Cuba’s wireless market is virtually untapped by foreign capital. Telecom Italia SpA owns 27 percent of Empresa de Telecomuniaciones de Cuba S.A. (ETECSA), the state monopoly, but as of yet there are perhaps 800,000 to 1 million mobile phone lines (compared to 1 million land lines) on the island of more than 11 million people. Gould says it “could become the largest telecom market in the Caribbean, topping Puerto Rico’s $1.6 billion market.” It could, that is, but for the Cuban and US governments. In Cuba, mobile phone ownership was tightly restricted until 2008, when the government allowed all citizens, not just the elite, to own cell phones. After that the main obstacle was cost. Initially, a connection required 6 or 7 months worth of wages. The price has fallen by at least half, but voice minutes remain prohibitively expensive. As a result, few people actually talk on their phones. More send texts (a month’s salary buys about 120 text messages), but most people use their cell phones as beepers – ID’ing the caller and then searching out a working pay phone to call them back. Yoani Sánchez and her friends created a code: two rings if it’s urgent, three rings if it can wait.

Things changed slightly in April 2009, however, when the Obama administration eased various restrictions on communications with Cuba. US residents are now permitted to pay the cell phone bills of Cuban residents. With US residents paying the bills, Cubans will start talking more. While this made Cuba a potentially lucrative market, it did not make it accessible. So now US telecom corporations are asking for more:

Nokia, the world’s biggest mobile-phone maker, is urging the U.S. to ease its 47-year-old trade embargo so it can sell handsets to Cuba. AT&T and Verizon, the largest U.S. wireless providers, urged regulators to make it easier for U.S. companies to directly connect calls to and from Cuba.

Unfortunately for telecom stockholders, there are still sanctions in place. For example, the paradoxical provision of “the 1992 Cuban Democracy Act that prohibits investment in Cuba’s telecommunications network.” Elsewhere, US investment in telecommunications is about “empowering people” and “improving the standard of living at home and abroad”. In Cuba, however, democracy is somehow best served by prohibiting such investment. That’s the type of duplicitous logic that has permitted neoliberalism to wriggle its way into the hegemonic mindset.
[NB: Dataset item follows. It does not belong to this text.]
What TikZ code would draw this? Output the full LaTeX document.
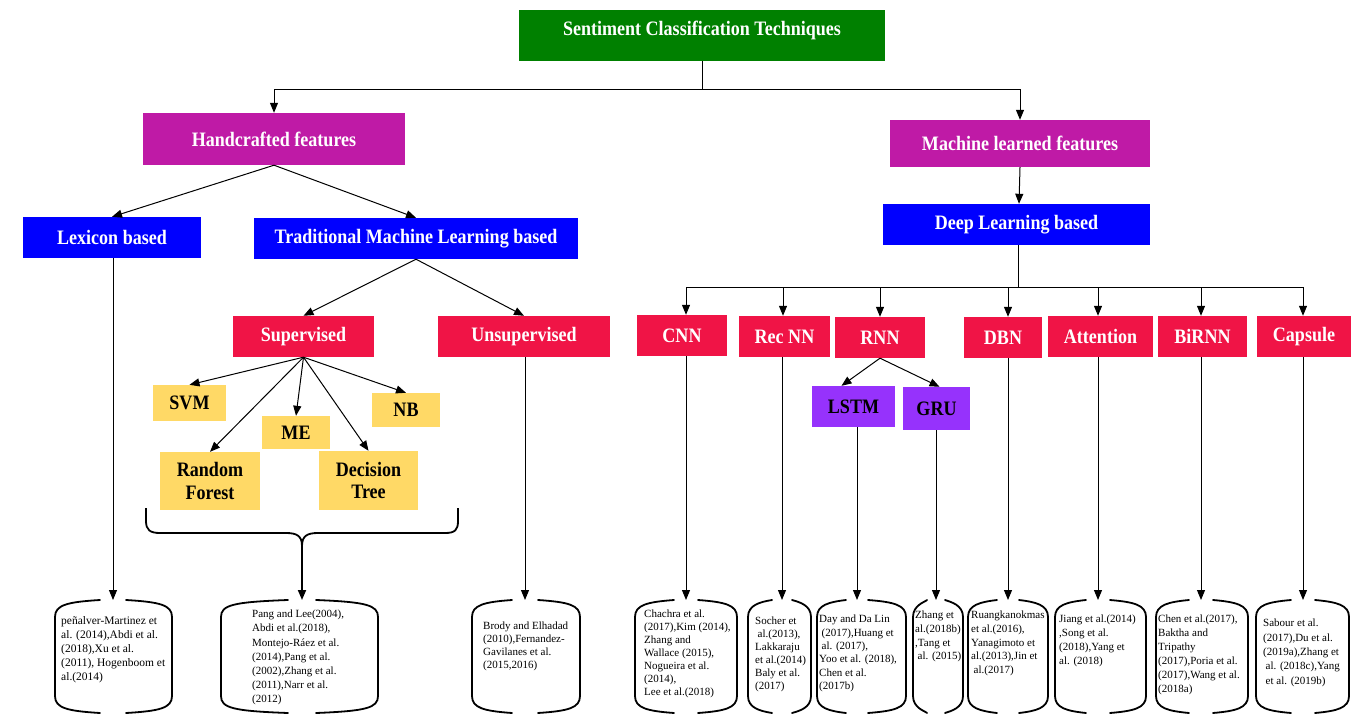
\documentclass[tikz,border=0pt]{standalone}
\usepackage{fontspec}
\setmainfont{Liberation Serif}
\newfontfamily\boxfam[FakeStretch=0.88]{Liberation Serif}
\usetikzlibrary{arrows.meta}
\definecolor{cgreen}{RGB}{0,128,0}
\definecolor{cmag}{RGB}{191,26,166}
\definecolor{cblue}{RGB}{0,0,255}
\definecolor{cred}{RGB}{240,20,70}
\definecolor{cpurp}{RGB}{150,50,252}
\definecolor{cyel}{RGB}{255,217,102}
\newcommand{\scrollbox}[5]{%
  \coordinate (#1) at (#4,600);
  \draw[scrollline] ({#4-#5},600) .. controls ({#2+12},602) and (#2,605) .. (#2,617) -- (#2,696) .. controls (#2,708) and ({#2+12},711) .. ({#4-#5},713);
  \draw[scrollline] ({#4+#5},600) .. controls ({#3-12},602) and (#3,605) .. (#3,617) -- (#3,696) .. controls (#3,708) and ({#3-12},711) .. ({#4+#5},713);
}
\tikzset{
  box/.style={rectangle, inner sep=0pt, font=\boxfam\bfseries\fontsize{20.5}{22.5}\selectfont, text=white, align=center},
  darkbox/.style={box, text=black},
  arr/.style={line width=1pt, -{Triangle[length=10pt,width=8pt]}},
  ln/.style={line width=1pt},
  scrollline/.style={line width=1.8pt, line cap=round},
  reftext/.style={inner sep=0pt, anchor=north west, align=left, font=\fontsize{11}{13.6}\selectfont},
}
\begin{document}
\begin{tikzpicture}[x=1pt,y=-1pt]
\fill[white] (0,0) rectangle (1362,719);
\useasboundingbox (0,0) rectangle (1362,719);

% top levels
\node[box, fill=cgreen, minimum width=366pt, minimum height=51pt, text height=12pt, text depth=12pt] (title) at (702,35.5) {Sentiment Classification Techniques};
\node[box, fill=cmag, minimum width=262pt, minimum height=52pt] (hand) at (274,139) {Handcrafted features};
\node[box, fill=cmag, minimum width=260pt, minimum height=47pt] (mach) at (1020,143.5) {Machine learned features};
\node[box, fill=cblue, minimum width=178pt, minimum height=41pt] (lex) at (112,237.5) {Lexicon based};
\node[box, fill=cblue, minimum width=324pt, minimum height=41pt] (tml) at (416,238.5) {Traditional Machine Learning based};
\node[box, fill=cblue, minimum width=267pt, minimum height=41pt] (dl) at (1016.5,224.5) {Deep Learning based};

% red level
\node[box, fill=cred, minimum width=141pt, minimum height=41pt] (sup) at (303.5,336.5) {Supervised};
\node[box, fill=cred, minimum width=172pt, minimum height=41pt] (uns) at (524,336.5) {Unsupervised};
\node[box, fill=cred, minimum width=90pt, minimum height=41pt] (cnn) at (682,335.5) {CNN};
\node[box, fill=cred, minimum width=91pt, minimum height=41pt] (rec) at (784.5,336.5) {Rec NN};
\node[box, fill=cred, minimum width=90pt, minimum height=41pt] (rnn) at (880,337.5) {RNN};
\node[box, fill=cred, minimum width=78pt, minimum height=41pt] (dbn) at (1003,337.5) {DBN};
\node[box, fill=cred, minimum width=105pt, minimum height=41pt] (att) at (1100.5,336.5) {Attention};
\node[box, fill=cred, minimum width=89pt, minimum height=41pt] (bir) at (1202.5,336.5) {BiRNN};
\node[box, fill=cred, minimum width=94pt, minimum height=41pt] (cap) at (1304,336.5) {Capsule};

% purple
\node[darkbox, fill=cpurp, minimum width=83pt, minimum height=41pt] (lstm) at (853.5,406.5) {LSTM};
\node[darkbox, fill=cpurp, minimum width=67pt, minimum height=43pt] (gru) at (936.5,408.5) {GRU};

% yellow
\node[darkbox, fill=cyel, minimum width=73pt, minimum height=36pt] (svm) at (189.5,403) {SVM};
\node[darkbox, fill=cyel, minimum width=68pt, minimum height=33pt] (me) at (296,432.5) {ME};
\node[darkbox, fill=cyel, minimum width=68pt, minimum height=34pt] (nb) at (406,410) {NB};
\node[darkbox, fill=cyel, minimum width=100pt, minimum height=58pt] (rf) at (210,481) {Random\\Forest};
\node[darkbox, fill=cyel, minimum width=99pt, minimum height=59pt] (dt) at (368.5,480.5) {Decision\\Tree};

% connectors top
\coordinate (tj) at (702,90);
\draw[ln] (title.south) -- (tj);
\draw[arr] (tj) -| (hand.north);
\draw[arr] (tj) -| (mach.north);
\draw[arr] (hand.south) -- (lex.north);
\draw[arr] (hand.south) -- (tml.north);
\draw[arr] (mach.south) -- ([xshift=-1pt]mach.south |- dl.north);
\draw[arr] (tml.south) -- (sup.north);
\draw[arr] (tml.south) -- (uns.north);
\draw[arr] (sup.south) -- (svm.north);
\draw[arr] (sup.south) -- (me.north);
\draw[arr] (sup.south) -- (nb.north);
\draw[arr] (sup.south) -- (rf.north);
\draw[arr] (sup.south) -- (dt.north);
\draw[arr] (rnn.south) -- ([xshift=-12pt]lstm.north);
\draw[arr] (rnn.south) -- ([xshift=3pt]gru.north);

\coordinate (dj) at (1018,287);
\draw[ln] (dj |- dl.south) -- (dj);
\foreach \b/\xx in {cnn/686,rec/783,rnn/880,dbn/1008,att/1098,bir/1201,cap/1303}{
  \coordinate (dj\b) at (\xx,287);
  \draw[arr] (dj) -- (dj\b) -- (dj\b |- \b.north);
}

% brace
\coordinate (btip) at (302,546);
\draw[line width=1.8pt, line join=round] (146,508) -- (146,521) .. controls (146,530) and (150,533) .. (160,533) -- (286,533) .. controls (297,533) and (302,536) .. (btip) .. controls (302,536) and (307,533) .. (318,533) -- (445,533) .. controls (455,533) and (458,530) .. (458,521) -- (458,508);

% scrolls
\scrollbox{clex}{55}{172}{113}{13}
\scrollbox{ctml}{221}{378}{302}{14}
\scrollbox{cuns}{472}{580}{525}{13}
\scrollbox{ccnn}{635}{737}{686}{12}
\scrollbox{crec}{748}{811}{782}{10}
\scrollbox{clstm}{817}{906}{857}{11}
\scrollbox{cgru}{913}{963}{936}{9}
\scrollbox{cdbn}{968}{1048}{1008}{11}
\scrollbox{catt}{1055}{1146}{1098}{12}
\scrollbox{cbir}{1156}{1248}{1201}{12}
\scrollbox{ccap}{1256}{1349}{1303}{12}

% connectors to scrolls
\draw[arr] (clex |- lex.south) -- (clex);
\draw[arr, line width=1.8pt] (btip) -- (ctml);
\draw[arr] (cuns |- uns.south) -- (cuns);
\draw[arr] (ccnn |- cnn.south) -- (ccnn);
\draw[arr] (crec |- rec.south) -- (crec);
\draw[arr] (clstm |- lstm.south) -- (clstm);
\draw[arr] (cgru |- gru.south) -- (cgru);
\draw[arr] (cdbn |- dbn.south) -- (cdbn);
\draw[arr] (catt |- att.south) -- (catt);
\draw[arr] (cbir |- bir.south) -- (cbir);
\draw[arr] (ccap |- cap.south) -- (ccap);

% texts
\node[reftext, font=\fontsize{11.5}{14}\selectfont] (tlex) at (61,616) {pe\~nalver-Martinez et\\al. (2014),Abdi et al.\\(2018),Xu et al.\\(2011), Hogenboom et\\al.(2014)};
\node[reftext, font=\fontsize{11}{14.1}\selectfont] (ttml) at (252,610) {Pang and Lee(2004),\\Abdi et al.(2018),\\Montejo-Ráez et al.\\(2014),Pang et al.\\(2002),Zhang et al.\\(2011),Narr et al.\\(2012)};
\node[reftext, font=\fontsize{11}{13}\selectfont] (tuns) at (483,622) {Brody and Elhadad\\(2010),Fernandez-\\Gavilanes et al.\\(2015,2016)};
\node[reftext, font=\fontsize{11}{12.9}\selectfont] (tcnn) at (644,610) {Chachra et al.\\(2017),Kim (2014),\\Zhang and\\Wallace (2015),\\Nogueira et al.\\(2014),\\Lee et al.(2018)};
\node[reftext, font=\fontsize{11}{12.9}\selectfont] (trec) at (755,617) {Socher et\\\hspace*{2.5pt}al.(2013),\\Lakkaraju\\et al.(2014)\\Baly et al.\\(2017)};
\node[reftext, font=\fontsize{11}{13.3}\selectfont] (tlstm) at (819,615) {Day and Da Lin\\\hspace*{2.5pt}(2017),Huang et\\\hspace*{2.5pt}al. (2017),\\Yoo et al. (2018),\\Chen et al.\\(2017b)};
\node[reftext, font=\fontsize{11}{13.6}\selectfont] (tgru) at (915,611) {Zhang et\\al.(2018b)\\,Tang et\\\hspace*{2.5pt}al. (2015)};
\node[reftext, font=\fontsize{11}{13.6}\selectfont] (tdbn) at (971,611) {Ruangkanokmas\\et al.(2016),\\Yanagimoto et\\al.(2013),Jin et\\\hspace*{2.5pt}al.(2017)};
\node[reftext, font=\fontsize{11}{14}\selectfont] (tatt) at (1059,615) {Jiang et al.(2014)\\,Song et al.\\(2018),Yang et\\al. (2018)};
\node[reftext, font=\fontsize{11}{14}\selectfont] (tbir) at (1158,615) {Chen et al.(2017),\\Baktha and\\Tripathy\\(2017),Poria et al.\\(2017),Wang et al.\\(2018a)};
\node[reftext, font=\fontsize{11}{14.3}\selectfont] (tcap) at (1263,619) {Sabour et al.\\(2017),Du et al.\\(2019a),Zhang et\\\hspace*{2.5pt}al. (2018c),Yang\\\hspace*{2.5pt}et al. (2019b)};
\end{tikzpicture}
\end{document}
Will the Obama administration push for more substantial changes? US companies (as well as foreign companies, like Nokia, who want to distribute from Miami) cannot sell hardware on the island until the embargo is lifted or relaxed. Service providers, meanwhile, are hemmed in by an FCC rule which prevents them from paying more than 19 cents per minute to connect to the Cuban system. The Cubans are demanding 89 cents per minute. Given the FCC’s slow progress on much more salient issues, its hard to see how this will change anytime soon, though Gould reports that “[t]he FCC is considering whether to waive the rate cap”. Even deeply conservative, anti-communist free marketeers would be hard pressed to argue against that decision.